経済アナリスト 馬渕 磨理子が聞く!!<前編> 注目企業トップが語るサブスクリプションの“今”

新規参入続々も“明暗”くっきり

コロナ禍で人々の移動が制限された結果、EC(電子商取引)、とりわけサブスクリプションが活況だ。株式市場では関連銘柄が選好されている。しかしながら「サブスク」の中身は千差万別。この先も伸び続ける“真に強い”サブスクの共通点を、経済アナリスト馬渕磨理子氏が探る「特別対談」。サブスクの“けん引役”として注目されているテモナ(3985)の佐川隼人代表取締役社長、Macbee Planet(マクビー、7095・東マ)の小嶋雄介代表取締役社長、マクビーの子会社Smashの石山真也代表取締役CFOの3人に聞く。

馬渕氏 サブスク参入企業が急増しているが“明暗くっきり”といった状況だ。その背景を聞きたい。まずは自己紹介を兼ねてテモナの佐川社長から。

佐川氏 2008年設立、17年にマザーズに新規上場。もともとはシステム開発事業者で私自身もエンジニア出身。サブスクという言葉が日本で浸透してない黎明(れいめい)期からシステムなどハードと、物流支援といったノウハウ、必要なものすべてをパッケージにした「サブスクストア」というSaaS(クラウドで提供)のサービスを提供している。

小嶋氏 マクビープラネットは15年設立、昨年マザーズに新規上場。データを活用したマーケティング分析サービスを提供していて、特徴は「成果報酬型」。クライアント企業の売り上げ拡大に貢献している。50人ほどいる社員の10~15人は技術者と、テクノロジーの活用力の高さも強み。

石山氏 マクビーのリテンションマーケティング事業が今年3月にスピンアウトして誕生したのがSmash。長期にわたって商品やサービスをご利用いただくために利用者と良好な関係を維持(リテンション)するためのツールとして「解約抑止チャットボット」を開発・運営している。顧客企業のウェブサイトに置き、解約理由など把握してサービス改善に生かしたり、誤解を解いて解約をとどまってもらう。

馬渕氏 なぜコロナ禍でサブスクが注目を浴びているのか。

佐川氏 飲食、旅行、イベントなどありとあらゆる領域の企業がコロナ禍で「生きていけない」とEC・サブスクになだれ込んだ。しかし1年経った今、うまくいったところと、うまくいかず撤退するところが出てきている。

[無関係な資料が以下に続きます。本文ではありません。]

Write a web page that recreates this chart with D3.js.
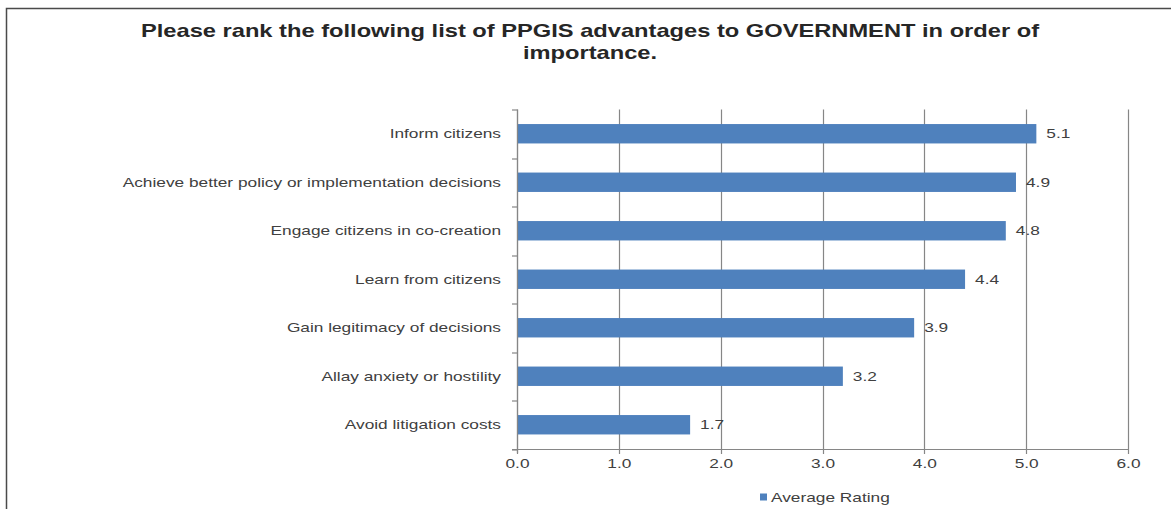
<!DOCTYPE html>
<html>
<head>
<meta charset="utf-8">
<script src="https://cdn.jsdelivr.net/npm/d3@7"></script>
<style>
  html, body { margin: 0; padding: 0; background: #fff; }
  svg { display: block; }
  text { font-family: "Liberation Sans", Arial, sans-serif; }
</style>
</head>
<body>
<svg id="chart" width="1171" height="509"></svg>
<script>
// Survey answers, top row first
const categories = [
  "Inform citizens",
  "Achieve better policy or implementation decisions",
  "Engage citizens in co-creation",
  "Learn from citizens",
  "Gain legitimacy of decisions",
  "Allay anxiety or hostility",
  "Avoid litigation costs"
];
const averageRating = [5.1, 4.9, 4.8, 4.4, 3.9, 3.2, 1.7];
const xTicks = [0, 1, 2, 3, 4, 5, 6];
const seriesName = "Average Rating";
const titleLines = [
  "Please rank the following list of PPGIS advantages to GOVERNMENT in order of",
  "importance."
];

const svg = d3.select("#chart");
const W = 1171, H = 509;
const margin = { left: 517, right: 43, top: 109.5, bottom: 60 };
const plotW = W - margin.left - margin.right;
const plotH = H - margin.top - margin.bottom;

const barColor = "#4f81bd";
const gridColor = "#868686";
const textColor = "#404040";
const stretch = 1.28; // wide, horizontally stretched lettering

// place a text at (x, y) with the horizontal stretch applied around its anchor
const at = (x, y) => `translate(${x},${y}) scale(${stretch},1)`;

// outer frame
svg.append("rect")
  .attr("x", 6.5).attr("y", 8.5)
  .attr("width", W + 10).attr("height", H + 10)
  .attr("fill", "none").attr("stroke", "#4a4a4a").attr("stroke-width", 1.5);

// title
svg.append("g").selectAll("text").data(titleLines).join("text")
  .attr("transform", (d, i) => at(590, 37 + i * 22))
  .attr("text-anchor", "middle")
  .attr("font-size", 18.5).attr("font-weight", "bold")
  .attr("fill", "#262626")
  .text(d => d);

const x = d3.scaleLinear().domain([0, 6]).range([0, plotW]);
const y = d3.scaleBand().domain(categories).range([0, plotH]).paddingInner(0.6).paddingOuter(0.3);
const yEdges = d3.scaleLinear().domain([0, categories.length]).range([0, plotH]);

const g = svg.append("g").attr("transform", `translate(${margin.left},${margin.top})`);

// vertical gridlines, reaching below the axis as tick marks
g.append("g").selectAll("line").data(xTicks).join("line")
  .attr("x1", d => Math.round(x(d)) + 0.5).attr("x2", d => Math.round(x(d)) + 0.5)
  .attr("y1", 0).attr("y2", plotH + 5)
  .attr("stroke", gridColor).attr("stroke-width", 1.2);

// bars
g.append("g").selectAll("rect").data(categories).join("rect")
  .attr("x", 1)
  .attr("y", d => y(d))
  .attr("width", (d, i) => x(averageRating[i]) - 1)
  .attr("height", y.bandwidth())
  .attr("fill", barColor);

// value labels
g.append("g").selectAll("text").data(categories).join("text")
  .attr("transform", (d, i) => at(x(averageRating[i]) + 10, y(d) + y.bandwidth() / 2))
  .attr("dy", "0.35em")
  .attr("font-size", 13.5).attr("fill", textColor)
  .text((d, i) => d3.format(".1f")(averageRating[i]));

// category axis
g.append("line")
  .attr("x1", 0.5).attr("x2", 0.5).attr("y1", 0).attr("y2", plotH + 4)
  .attr("stroke", gridColor).attr("stroke-width", 1.2);
g.append("g").selectAll("line").data(d3.range(categories.length + 1)).join("line")
  .attr("x1", -5).attr("x2", 0)
  .attr("y1", d => Math.round(yEdges(d)) + 0.5).attr("y2", d => Math.round(yEdges(d)) + 0.5)
  .attr("stroke", gridColor).attr("stroke-width", 1.2);
g.append("g").selectAll("text").data(categories).join("text")
  .attr("transform", d => at(-16, y(d) + y.bandwidth() / 2))
  .attr("dy", "0.35em")
  .attr("text-anchor", "end")
  .attr("font-size", 13.5).attr("fill", textColor)
  .text(d => d);

// value axis
const xAxis = g.append("g").attr("transform", `translate(0,${plotH})`)
  .call(d3.axisBottom(x).tickValues(xTicks).tickFormat(d3.format(".1f")).tickSize(0).tickPadding(9));
xAxis.select(".domain").remove();
xAxis.append("line")
  .attr("x1", -5).attr("x2", plotW).attr("y1", 0.5).attr("y2", 0.5)
  .attr("stroke", gridColor).attr("stroke-width", 1.2);
xAxis.selectAll(".tick text")
  .attr("transform", `scale(${stretch},1)`)
  .attr("font-family", "Liberation Sans, Arial, sans-serif")
  .attr("font-size", 13.5).attr("fill", textColor);

// legend
const legend = svg.append("g").attr("transform", "translate(760,497)");
legend.append("rect").attr("x", 0).attr("y", -3.5).attr("width", 7).attr("height", 7).attr("fill", barColor);
legend.append("text").attr("transform", at(11, 0)).attr("dy", "0.35em")
  .attr("font-size", 13.5).attr("fill", textColor).text(seriesName);
</script>
</body>
</html>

小嶋氏 当社の顧客にとってコロナ禍は割と“追い風”。オフラインで予算が使いずらい中、競争に勝つためデジタルマーケティングに力を入れていこうという会社は非常に多い。ただ、一般消費者のウェブ利用が拡大している以上に、サブスク新規参入者が多いような気がする。

石山氏 サブスクは1兆円超といわれる大きな市場だが、解約率については10%、20%と増えている状態。消費者からすると利用しやすい分、解約もしやすい、という状態だ。この先は新規利用者の獲得が頭打ちになり、代わりに、既存の利用者に長く使ってもらうことに意識が向かうはず。当社の解約抑止チャットボットへの問い合わせも増えている。

小嶋氏 自分はいち消費者としてサブスクやECでモノを即購入してしまうのだが、飽きやすく、2、3カ月後に解約することがよくある。しかし、これまで一度も解約ページで引き止められたことがない。

佐川氏 自分もコロナ禍で動画アプリなど利用しているサブスクのサービスは以前の倍ぐらいになった。選択肢が広がっった一方で、しっかりサービス設計がされていないと満足感を得られず、すぐに解約してしまう。新車や家などの高額商品については“いかに契約をとるか”がゴールになりがちだが、サブスクは“いかに長く使ってもらうか”というビジネス。顧客が満足し続けている状態にないとLTV(Life Time Value、顧客生涯価値、企業がある顧客から生涯にわたって得られる利益)は伸びない。契約がゴールのいわゆる“刈り取り型”から、サービスを購入して得られる体験型、これに満足し続けられる持続型へとサブスク・EC業界はシフトしつつある。